Why do we take that time off? Is it really to make the piece “better”? Or is it fear, resistance, tension, doubt? It’s worry and perfectionism. It’s a defense mechanism. If we keep going, we might end up somewhere “bad.” We might flub it. We might not know where to go next and make a “wrong turn.”

But I would say the more harmful thing, from an emotional and intellectual standpoint, is to let a story idea taper off, to let a novel die on the vine, to never finish the piece. Losing the energy, wiping out from the wave: these are the bigger troubles. A tough, wild wave is easier to ride if you don’t intentionally jump out of it. Better to stay on and ride it out than to jump off and tread water, hoping for a new wave to come along.

I’m going to keep riding the wave. I’m excited, in fact. There’s a thrill here. A high-wire act (okay, now I’m mixing metaphors). But the idea that I can build my own momentum, that I can accelerate myself to the end of a novel: it’s exhilarating. It’s fun to think that in six weeks’ time I’ll have a rough draft novel to share with my children. I’m hoping this experiment shows me a new way of working, of approaching my creative projects. In the length of a season, I’ll have something new and complete.

DCC Middle-Earth: Too Much Noodling?

I know I JUST posted something about my ideas for a homebrewed DCC-based Middle Earth role-playing game, but now I’m starting to doubt all my noodling and tinkering. Why use DCC’s rules and characters if I’m going to change so many mechanics? (Like combat/damage rules, etc.)

Better to stick with the DCC rules-set and add on a few things (still looking at a Pendragon-style Hope/Despair trait) but keeping the general mechanics as-is. Even though I like Cairn and Nimble 2e’s roll for damage and not to-hit mechanic, it just messes up too many other aspects of DCC that I DO like (like the Deed Die, Turning Evil, etc.).

The real alterations need to be in terms of setting-specific things, like patrons, spells, etc. And using another game’s overland travel rules to capture how important traveling is to the Middle-Earth experience.

But whether we roll to hit or just roll for damage or whatever feels less important. What matters in a Middle-Earth-specific DCC game is making it suited to MIDDLE-EARTH through flavor details, magic, etc., and not worrying about which OSR or NuSR-style mechanic I’ll be using for combat or ability checks.

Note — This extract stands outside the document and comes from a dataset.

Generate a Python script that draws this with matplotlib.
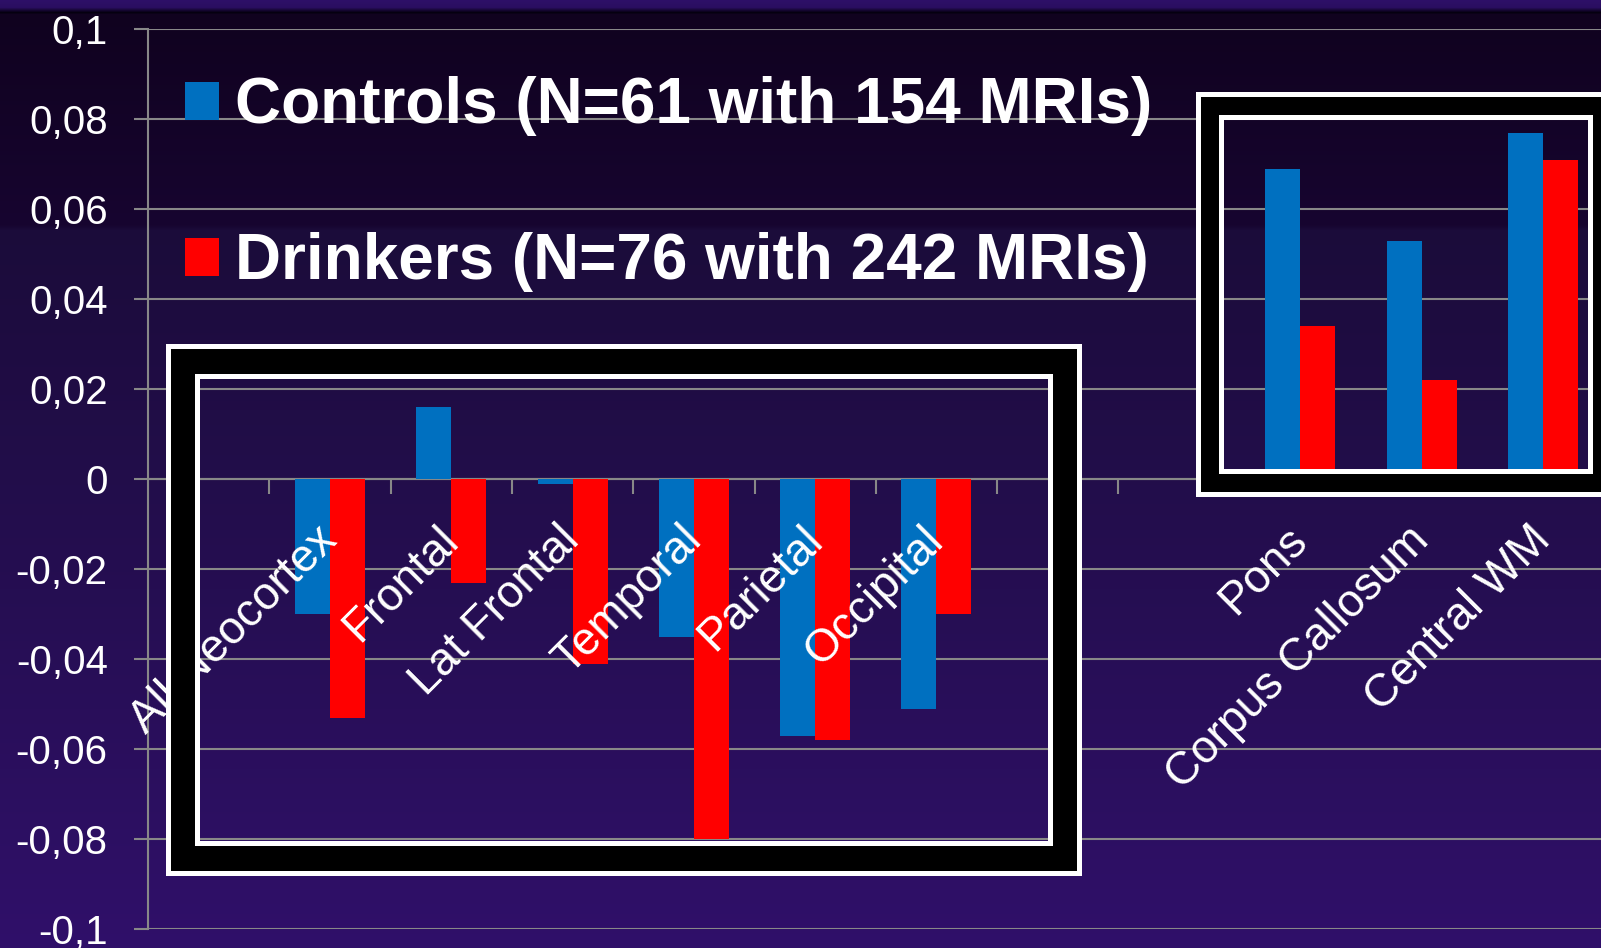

I need to work on world-building for a Middle-Earth setting and stop trying to Frankenstein all my favorite mechanics into one game.

More Middle-Earth RPG Noodling

Making my Middle-Earth role-playing game heartbreaker using DCC RPG as the chassis and adding in various other elements from games like The One Ring, Nimble 2e, Dolmenwood, Shadowdark, MERP, Pendragon, and others has been both exhilarating and dispiriting, often in equal measures.

As I got deep into the weeds of character stats, magic systems, Luck/Hope/Despair mechanics, I was suddenly left wondering if maybe I should just learn The One Ring after all and call it a day. Why fight the system that everyone seems to agree “gets” Tolkien the best?

But my Middle-Earth RPG isn’t trying to capture TOLKIEN’s Middle-Earth; it’s trying to capture MY Middle-Earth: the one that I created as a kid via various versions including the Tolkien books, and cartoon movies, and other fantasy-related games, books, and media, and the aforementioned MERP, and my own ten-year-old imagination.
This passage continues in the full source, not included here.